From Flipping to Building: Longer Holds Are Changing PE Hiring Strategy

March 5, 2026

For years, private equity operated on a compressed timeline: acquire, optimize, grow, and exit—often within three to five years. Leadership teams were expected to execute aggressive value-creation plans quickly, and hiring reflected that urgency.

But holding periods have been progressively lengthening. According to McKinsey research, average PE hold periods now exceed 6 years, compared to 4.5 years a decade ago. Whether due to market conditions, valuation gaps, or a deeper focus on operational value creation, many PE firms are holding portfolio companies upwards of even eight years. That shift is fundamentally changing how investors think about talent, leadership, and organizational design.

From Speed to Sustainability

Shorter hold periods rewarded rapid cost-cutting and quick EBITDA expansion.

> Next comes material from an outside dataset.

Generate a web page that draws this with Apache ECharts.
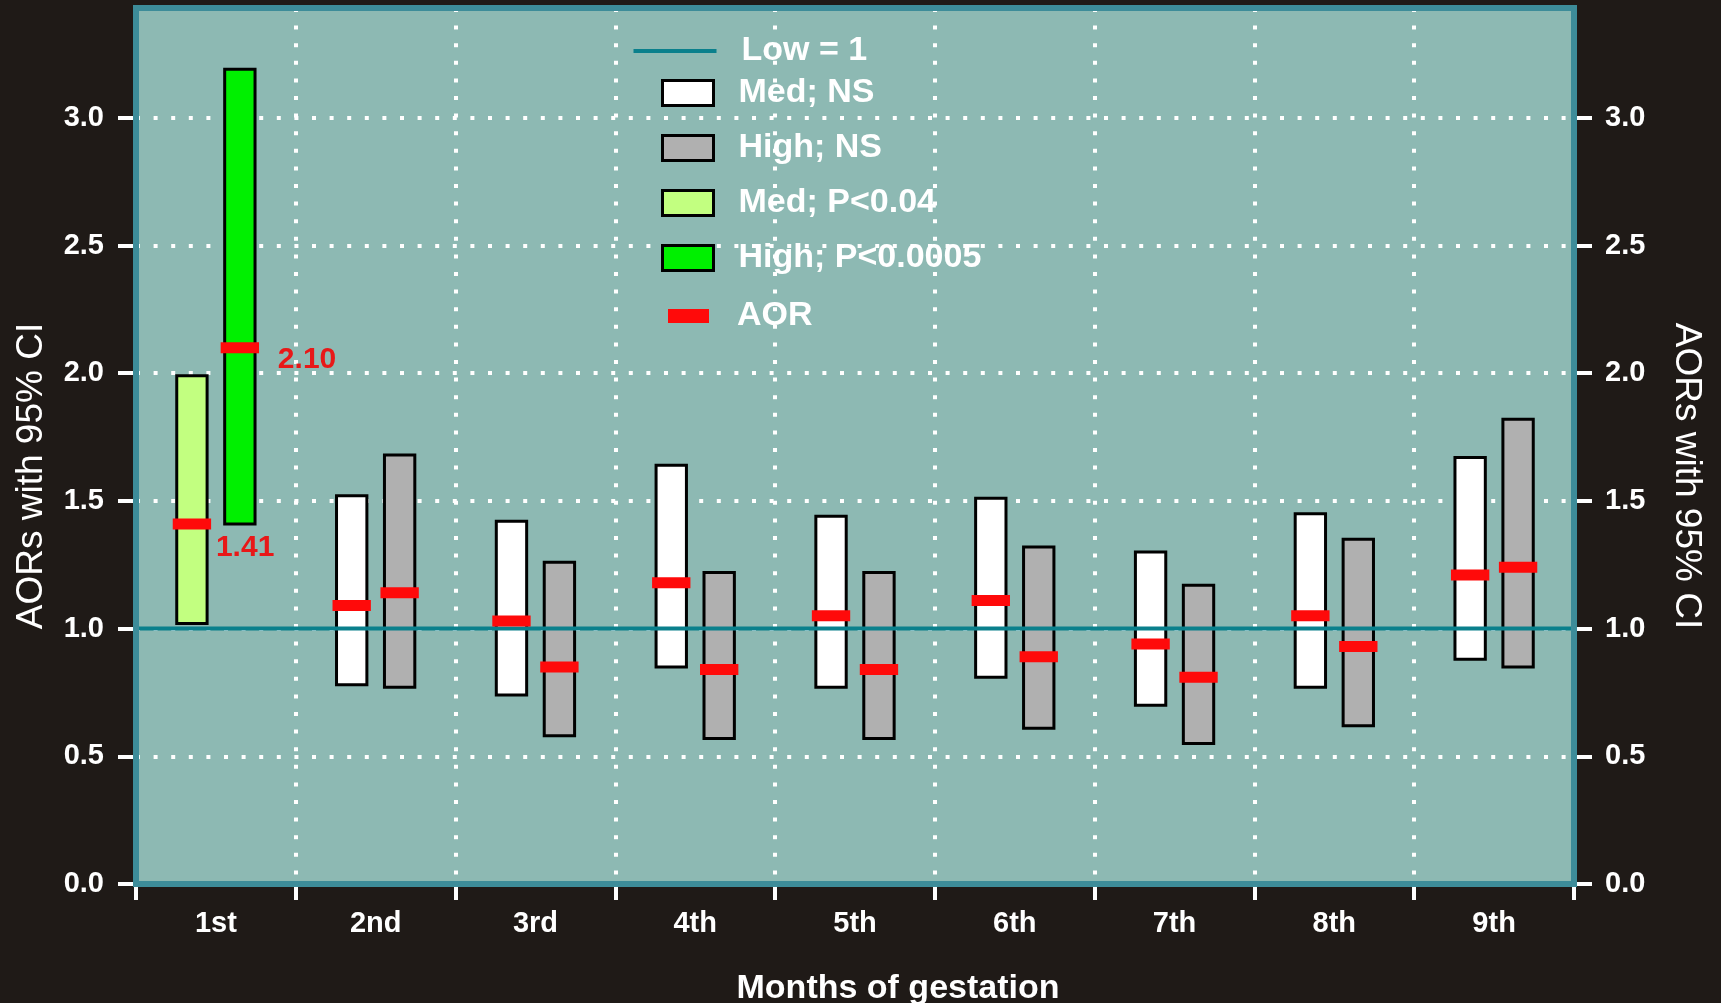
<!DOCTYPE html>
<html>
<head>
<meta charset="utf-8">
<title>AORs with 95% CI by month of gestation</title>
<script src="https://cdn.jsdelivr.net/npm/echarts@6/dist/echarts.min.js"></script>
<style>
  html, body { margin: 0; padding: 0; background: #1f1a17; }
  #chart { width: 1721px; height: 1003px; }
</style>
</head>
<body>
<div id="chart"></div>
<script>
// ---- data ----
const categories = ['1st', '2nd', '3rd', '4th', '5th', '6th', '7th', '8th', '9th'];
const medLow  = [1.02, 0.78, 0.74, 0.85, 0.77, 0.81, 0.70, 0.77, 0.88];
const medHigh = [1.99, 1.52, 1.42, 1.64, 1.44, 1.51, 1.30, 1.45, 1.67];
const medAOR  = [1.41, 1.09, 1.03, 1.18, 1.05, 1.11, 0.94, 1.05, 1.21];
const highLow  = [1.41, 0.77, 0.58, 0.57, 0.57, 0.61, 0.55, 0.62, 0.85];
const highHigh = [3.19, 1.68, 1.26, 1.22, 1.22, 1.32, 1.17, 1.35, 1.82];
const highAOR  = [2.10, 1.14, 0.85, 0.84, 0.84, 0.89, 0.81, 0.93, 1.24];
const medSignificant  = [true, false, false, false, false, false, false, false, false];
const highSignificant = [true, false, false, false, false, false, false, false, false];
const lowReference = 1;
const yTicks = [0, 0.5, 1.0, 1.5, 2.0, 2.5, 3.0];

// ---- styles ----
const FONT = '"Liberation Sans", Arial, Helvetica, sans-serif';
const WHITE = '#ffffff';
const dotted = { color: WHITE, width: 4, type: [4, 13.6], cap: 'butt' };
const colors = {
  medNS: '#ffffff', highNS: '#b0b0b0', medSig: '#c2ff80', highSig: '#00f000',
  aor: '#ff0a0a', label: '#e81818', low: '#0a808c', frame: '#3d8c99', plot: '#8db9b3'
};
const GRID = { left: 136, right: 147, top: 8, bottom: 119 };
const W = 1721, H = 1003;

function buildBars(low, high, aor, sig, wantSig) {
  const out = [];
  for (let i = 0; i < categories.length; i++) {
    if (sig[i] === wantSig) out.push([i, low[i], high[i], aor[i]]);
  }
  return out;
}
function buildAOR() {
  const out = [];
  for (let i = 0; i < categories.length; i++) {
    out.push([i, medAOR[i], -1, medSignificant[i] ? 1 : 0]);
    out.push([i, highAOR[i], 1, highSignificant[i] ? 1 : 0]);
  }
  return out;
}

function barRender(side, color) {
  return function (params, api) {
    const cat = api.value(0);
    const lo = api.coord([cat, api.value(1)]);
    const hi = api.coord([cat, api.value(2)]);
    const band = api.size([1, 0])[0];
    const w = band * 0.19;
    const cx = lo[0] + side * band * 0.15;
    return {
      type: 'rect',
      shape: { x: cx - w / 2, y: hi[1], width: w, height: lo[1] - hi[1] },
      style: { fill: color, stroke: '#000000', lineWidth: 3 }
    };
  };
}

function aorRender(params, api) {
  const cat = api.value(0);
  const v = api.value(1);
  const side = api.value(2);
  const p = api.coord([cat, v]);
  const band = api.size([1, 0])[0];
  const cx = p[0] + side * band * 0.15;
  const w = band * 0.24;
  const h = 11;
  const children = [{
    type: 'rect',
    shape: { x: cx - w / 2, y: p[1] - h / 2, width: w, height: h },
    style: { fill: colors.aor }
  }];
  if (api.value(3) === 1) {
    const dx = side < 0 ? 24 : 38;
    const dy = side < 0 ? 24 : 12;
    children.push({
      type: 'text',
      x: cx + dx, y: p[1] + dy,
      style: {
        text: v.toFixed(2), fill: colors.label,
        fontFamily: FONT, fontSize: 30, fontWeight: 'bold',
        align: 'left', verticalAlign: 'middle'
      }
    });
  }
  return { type: 'group', children: children };
}

function lowRender(params, api) {
  const y = api.coord([0, api.value(1)])[1];
  const cs = params.coordSys;
  return {
    type: 'line',
    shape: { x1: cs.x, y1: y, x2: cs.x + cs.width, y2: y },
    style: { stroke: colors.low, lineWidth: 4 }
  };
}

const yAxisCommon = {
  type: 'value', min: 0, max: 3.43, interval: 0.5,
  axisLine: { show: false },
  axisTick: { show: true, length: 18, lineStyle: { color: WHITE, width: 4 }, customValues: yTicks },
  axisLabel: {
    color: WHITE, fontFamily: FONT, fontSize: 29, fontWeight: 'bold',
    customValues: yTicks, formatter: v => Number(v).toFixed(1), padding: [0, 0, 4, 0]
  },
  name: 'AORs with 95% CI', nameLocation: 'middle'
};
const yNameStyle = { color: WHITE, fontFamily: FONT, fontSize: 37 };

const legendText = { color: WHITE, fontFamily: FONT, fontSize: 34, fontWeight: 'bold' };

const option = {
  backgroundColor: '#1f1a17',
  animation: false,
  grid: {
    left: GRID.left, right: GRID.right, top: GRID.top, bottom: GRID.bottom,
    outerBoundsMode: 'none', containLabel: false,
    show: true, backgroundColor: colors.plot, borderWidth: 0
  },
  graphic: [{
    type: 'rect', z: 100, silent: true,
    shape: { x: GRID.left, y: GRID.top, width: W - GRID.left - GRID.right, height: H - GRID.top - GRID.bottom },
    style: { fill: null, stroke: colors.frame, lineWidth: 6 }
  }],
  legend: [
    {
      orient: 'vertical', left: 628.5, top: 29, itemWidth: 83, itemHeight: 4,
      selectedMode: false,
      textStyle: Object.assign({ padding: [0, 0, 0, 20] }, legendText),
      data: [{ name: 'Low = 1', icon: 'rect', itemStyle: { color: colors.low, borderWidth: 0 } }]
    },
    {
      orient: 'vertical', left: 656, top: 71, itemWidth: 51, itemHeight: 25, itemGap: 21,
      selectedMode: false,
      textStyle: Object.assign({ padding: [0, 0, 0, 20] }, legendText),
      data: [
        { name: 'Med; NS', icon: 'rect', itemStyle: { color: colors.medNS, borderColor: '#000', borderWidth: 3 } },
        { name: 'High; NS', icon: 'rect', itemStyle: { color: colors.highNS, borderColor: '#000', borderWidth: 3 } },
        { name: 'Med; P<0.04', icon: 'rect', itemStyle: { color: colors.medSig, borderColor: '#000', borderWidth: 3 } },
        { name: 'High; P<0.0005', icon: 'rect', itemStyle: { color: colors.highSig, borderColor: '#000', borderWidth: 3 } }
      ]
    },
    {
      orient: 'vertical', left: 663, top: 294, itemWidth: 41, itemHeight: 14,
      selectedMode: false,
      textStyle: Object.assign({ padding: [0, 0, 0, 23] }, legendText),
      data: [{ name: 'AOR', icon: 'rect', itemStyle: { color: colors.aor, borderWidth: 0 } }]
    }
  ],
  xAxis: {
    type: 'category', data: categories, boundaryGap: true,
    axisLine: { show: false },
    axisTick: { show: true, interval: 0, length: 16, lineStyle: { color: WHITE, width: 4 } },
    axisLabel: { color: WHITE, fontFamily: FONT, fontSize: 29, fontWeight: 'bold', margin: 25, interval: 0 },
    splitLine: { show: true, interval: 0, lineStyle: dotted },
    name: 'Months of gestation', nameLocation: 'middle', nameGap: 88,
    nameTextStyle: { color: WHITE, fontFamily: FONT, fontSize: 34, fontWeight: 'bold', padding: [0, 0, 0, 86] }
  },
  yAxis: [
    Object.assign({}, yAxisCommon, {
      position: 'left', nameGap: 86,
      nameTextStyle: Object.assign({ padding: [0, 60, 0, 0] }, yNameStyle),
      axisLabel: Object.assign({}, yAxisCommon.axisLabel, { margin: 32 }),
      splitLine: { show: true, lineStyle: dotted }
    }),
    Object.assign({}, yAxisCommon, {
      position: 'right', nameGap: 94, nameRotate: -90,
      nameTextStyle: Object.assign({ padding: [0, 0, 0, 60] }, yNameStyle),
      axisLabel: Object.assign({}, yAxisCommon.axisLabel, { margin: 31 }),
      splitLine: { show: false }
    })
  ],
  series: [
    { name: 'Med; NS', type: 'custom', z: 2, itemStyle: { color: colors.medNS },
      encode: { x: 0, y: [1, 2] }, renderItem: barRender(-1, colors.medNS),
      data: buildBars(medLow, medHigh, medAOR, medSignificant, false) },
    { name: 'High; NS', type: 'custom', z: 2, itemStyle: { color: colors.highNS },
      encode: { x: 0, y: [1, 2] }, renderItem: barRender(1, colors.highNS),
      data: buildBars(highLow, highHigh, highAOR, highSignificant, false) },
    { name: 'Med; P<0.04', type: 'custom', z: 2, itemStyle: { color: colors.medSig },
      encode: { x: 0, y: [1, 2] }, renderItem: barRender(-1, colors.medSig),
      data: buildBars(medLow, medHigh, medAOR, medSignificant, true) },
    { name: 'High; P<0.0005', type: 'custom', z: 2, itemStyle: { color: colors.highSig },
      encode: { x: 0, y: [1, 2] }, renderItem: barRender(1, colors.highSig),
      data: buildBars(highLow, highHigh, highAOR, highSignificant, true) },
    { name: 'Low = 1', type: 'custom', z: 3, itemStyle: { color: colors.low },
      encode: { x: 0, y: 1 }, renderItem: lowRender, data: [[0, lowReference]] },
    { name: 'AOR', type: 'custom', z: 4, itemStyle: { color: colors.aor },
      encode: { x: 0, y: 1 }, renderItem: aorRender, data: buildAOR() }
  ]
};

const chart = echarts.init(document.getElementById('chart'), null, { renderer: 'canvas' });
chart.setOption(option);
</script>
</body>
</html>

Leaders were chosen for their ability to drive immediate results and prepare a company for sale.

Longer holds demand something different: sustainable revenue growth, digital transformation, stronger infrastructure, and culture curation. When value creation spans nearly a decade, firms must think less about short-term optimization and more about building enduring businesses. According to Bain, more than 60% of PE returns over the next cycle are expected to come from operational improvements, not leverage or multiple expansions.

As a result, hiring is no longer about who can execute a 36-month sprint —it’s about who can go the distance with a multi-year transformation, and build a legacy. 

The Evolving C Suite 

The classic PE-backed CEO was often a turnaround specialist: disciplined, metrics-driven, and focused on near-term performance. Today’s longer timelines have shifted the profile towards “enterprise builders.” Boards are prioritizing proven leaders who can: build scalable systems, navigate economic cycles, develop leadership, and evolve the company’s strategic position. 

One large aspect of developing a strategic position is developing talent resources. In extended hold periods, underinvesting in people becomes risky. Weak succession planning, thin leadership benches, and poor retention can derail mid-range and long-term growth. Private equity firms are mitigating the risk of faltering growth by hiring key executives earlier in the lifecycle. They’ve found that introducing roles such as Chief Revenue Officers to professionalize go-to-market engines, Chief Digital Officers to modernize systems, and Chief People Officers to strengthen hiring and retention, are foundational rather than tools to accelerate growth prior to exiting. 

Stability Over Constant Turnover

Acquisitions and operational changes inevitably come with changes in leadership and organizational structure. Sometimes in those “bull in a china shop” style flips executive turn over is considered necessary, and worth the disruption. However, with lengthening timelines the need for more stability emerges. Talent is an expensive resource to acquire and develop, so investors are placing greater emphasis on leadership durability and their ability to establish a culture of calm confidence.

Compensation structures are also being designed to reward sustained performance, not just exit-driven milestones. As project completion dates stretch into the distance, motivation fatigue  can set in. In order to maintain vitality, incentives must now support multi-stage value creation rather than a single exit moment. This can take the form of performance-based equity refreshes, partial liquidity events,  and longer-term incentive structures tied to operational outcomes.

A Shift in Mindset

Ultimately, private equity is evolving from transaction-focused ownership to long-term stewardship, and driving a philosophical change in the process. Value is no longer created primarily through leverage and timing. It is built through the compounding of revenue, systems, talent, and culture. Which then calls for an entirely different approach to hiring and for talent strategy to move to the center of the value-creation equation.

The firms that recognize this shift—and hire accordingly—will be best positioned to build durable, high-performing companies in a longer-hold world.